The reasons for questions about the moral implications of experiencing works made in new artistic medium all boil down to the same thing–that while the violence may be depicting something already depicted by an earlier medium, the new medium is much more successful in its depiction.  New artistic mediums are a double-edged sword in this regard.  The reason for their rapid embrace by the public is exactly the same reason concerns over graphic content arise: they are simply more graphic.  Graphic violence is considered a kind of pejorative in today’s litigation-addled world, but artistically it’s nothing but a compliment.  To depict something more graphically than what came before is the entire goal of art.

Spectacle Rock’s Joel Haddock covers the subject of licensed games, with a look at some of the industry’s best and worst moments with its use (and abuse) of licensed intellectual properties.

At GamerLimit, Kyle MacGregor analyzes Flower’s environments as narrative spaces, which tell a subtle story of two clashing worlds–of man’s relationship with nature.

When the sun sets during the second level of Flower, it provides an absolutely breathtaking landscape where the silhouettes of turbines line a crimson-gold skyline slowly fading into darkness.
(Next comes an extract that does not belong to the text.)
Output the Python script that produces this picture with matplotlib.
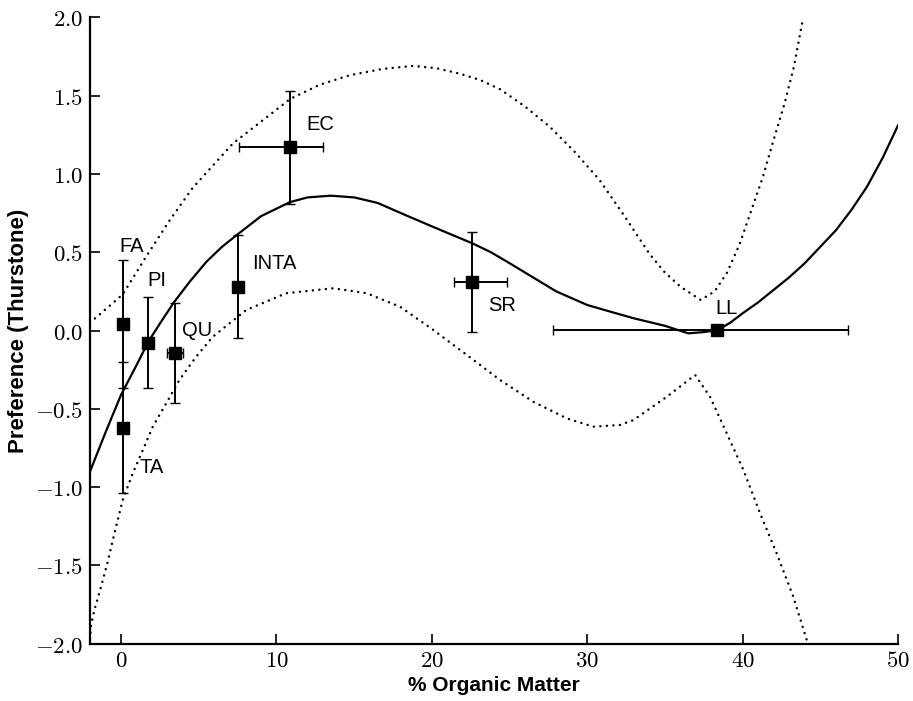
import matplotlib
matplotlib.use('Agg')
import matplotlib.pyplot as plt
from matplotlib.ticker import FuncFormatter, MultipleLocator

plt.rcParams['font.family'] = ['Liberation Sans', 'DejaVu Sans']
plt.rcParams['mathtext.fontset'] = 'cm'

# soil samples
names = ['FA', 'TA', 'PI', 'QU', 'INTA', 'EC', 'SR', 'LL']
organic = [0.1, 0.1, 1.76, 3.47, 7.5, 10.87, 22.6, 38.37]
pref = [0.04, -0.62, -0.078, -0.142, 0.28, 1.17, 0.308, 0.003]
pref_err = [0.41, 0.42, 0.29, 0.32, 0.33, 0.36, 0.32, 0.0]
om_err_lo = [0.0, 0.0, 0.0, 0.5, 0.0, 3.27, 1.17, 10.55]
om_err_hi = [0.0, 0.0, 0.0, 0.5, 0.0, 2.13, 2.22, 8.43]

# label positions (data coords, left / centre)
lab_x = [-0.1, 1.18, 1.67, 3.9, 8.41, 11.9, 23.64, 38.22]
lab_y = [0.535, -0.876, 0.32, 0.0, 0.43, 1.317, 0.157, 0.142]

# fitted curve
fit_x = [-2.0, -1.0, 0.0, 1.0, 1.76, 2.5, 3.4, 4.4, 5.5, 6.5, 7.5, 9.0,
         10.87, 12.0, 13.5, 15.0, 16.5, 18.0, 20.0, 22.6, 23.8, 25.0, 26.5,
         28.0, 30.0, 31.5, 33.0, 35.0, 36.5, 37.5, 38.4, 39.2, 40.0, 41.0,
         42.0, 43.0, 44.0, 45.0, 46.0, 47.0, 48.0, 49.0, 50.0]
fit_y = [-0.90, -0.65, -0.41, -0.22, -0.07, 0.045, 0.18, 0.31, 0.44, 0.535,
         0.614, 0.73, 0.82, 0.85, 0.861, 0.85, 0.815, 0.75, 0.665, 0.557,
         0.50, 0.43, 0.34, 0.25, 0.163, 0.12, 0.078, 0.03, -0.018, -0.01,
         0.003, 0.05, 0.11, 0.18, 0.26, 0.34, 0.43, 0.535, 0.64, 0.77, 0.918,
         1.10, 1.31]

# upper / lower dotted bands
up_x = [-2.0, 0.1, 1.6, 3.1, 4.6, 7.2, 10.9, 12.8, 14.7, 16.8, 18.8, 20.3,
        21.8, 23.1, 24.4, 26.0, 27.6, 29.2, 30.8, 32.4, 34.0, 35.0, 36.0,
        37.3, 38.2, 39.0, 39.8, 40.5, 41.3, 42.0, 42.7, 43.3, 43.9]
up_y = [0.05, 0.23, 0.47, 0.70, 0.91, 1.195, 1.48, 1.57, 1.63, 1.67, 1.69,
        1.675, 1.64, 1.60, 1.54, 1.43, 1.30, 1.14, 0.96, 0.73, 0.49, 0.37,
        0.28, 0.195, 0.25, 0.37, 0.55, 0.75, 0.98, 1.22, 1.45, 1.685, 2.0]
lo_x = [-2.0, -1.93, -1.72, -1.29, -0.86, -0.43, 0.11, 0.75, 1.40, 2.04,
        2.90, 3.75, 4.83, 5.90, 8.04, 10.62, 13.66, 15.81, 17.95, 20.10,
        22.25, 24.39, 26.53, 28.68, 30.39, 32.11, 32.97, 35.12, 36.94,
        37.90, 38.98, 40.05, 41.12, 42.19, 43.26, 44.16]
lo_y = [-1.97, -1.88, -1.785, -1.636, -1.476, -1.295, -1.08, -0.912, -0.763,
        -0.614, -0.465, -0.316, -0.167, -0.04, 0.13, 0.238, 0.27, 0.238,
        0.152, 0.003, -0.156, -0.316, -0.455, -0.561, -0.614, -0.603,
        -0.572, -0.423, -0.284, -0.423, -0.657, -0.891, -1.167, -1.423,
        -1.70, -1.987]

fig = plt.figure(figsize=(9.13, 7.01), dpi=100)
ax = fig.add_axes([0.0986, 0.0817, 0.885, 0.8936])

dots = (0, (0.01, 2.6))
ax.plot(fit_x, fit_y, color='black', lw=1.6)
ax.plot(up_x, up_y, color='black', lw=1.8, linestyle=dots,
        dash_capstyle='round')
ax.plot(lo_x, lo_y, color='black', lw=1.8, linestyle=dots,
        dash_capstyle='round')

ax.errorbar(organic, pref, yerr=pref_err, xerr=[om_err_lo, om_err_hi],
            fmt='s', color='black', ms=8, elinewidth=1.4, capsize=3.6,
            capthick=1.0, zorder=3)

for n, tx, ty in zip(names, lab_x, lab_y):
    ax.text(tx, ty, n, fontsize=14.5, ha='left', va='center')

ax.set_xlim(-2, 50)
ax.set_ylim(-2, 2)
ax.xaxis.set_major_locator(MultipleLocator(10))
ax.yaxis.set_major_locator(MultipleLocator(0.5))
ax.xaxis.set_major_formatter(FuncFormatter(lambda v, p: r'$%d$' % round(v)))
ax.yaxis.set_major_formatter(FuncFormatter(lambda v, p: r'$%.1f$' % v))
ax.tick_params(direction='in', length=7, width=1.2, labelsize=16.5,
               top=False, right=False)
ax.tick_params(axis='x', pad=4)
ax.tick_params(axis='y', pad=5)

for s in ['top', 'right']:
    ax.spines[s].set_visible(False)
for s in ['left', 'bottom']:
    ax.spines[s].set_linewidth(1.6)

ax.set_xlabel('% Organic Matter', fontsize=15, fontweight='bold', labelpad=3)
ax.set_ylabel('Preference (Thurstone)', fontsize=16, fontweight='bold',
              labelpad=4)

plt.savefig('out.png', dpi=100)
This addition of wind turbines may not seem like a particularly huge development for the location in terms of beauty or tranquility, especially considering the environmental connotations associated with the structures, but this marks a distinct turning point for the title’s setting. The world of man and that of nature has begun to intermix. That environment is forever changed, and because the will of man differs from that of nature – a conflict is born.

Rounding up this week’s compilation is Ashelia’s comparison of Final Fantasy XIII and Heavy Rain at Hellmode. She elaborates on their similarities, and expresses her disappointment on the wasted potential of the games. She sums up Heavy Rain’s problems as:

In Heavy Rain, it rains. It pours. A couple of boys are murdered. And then it rains some more. While it looks gorgeous–a collage of scenic cityscapes drenched in a torrential downpour–nothing else happens. It does very little and shows even less.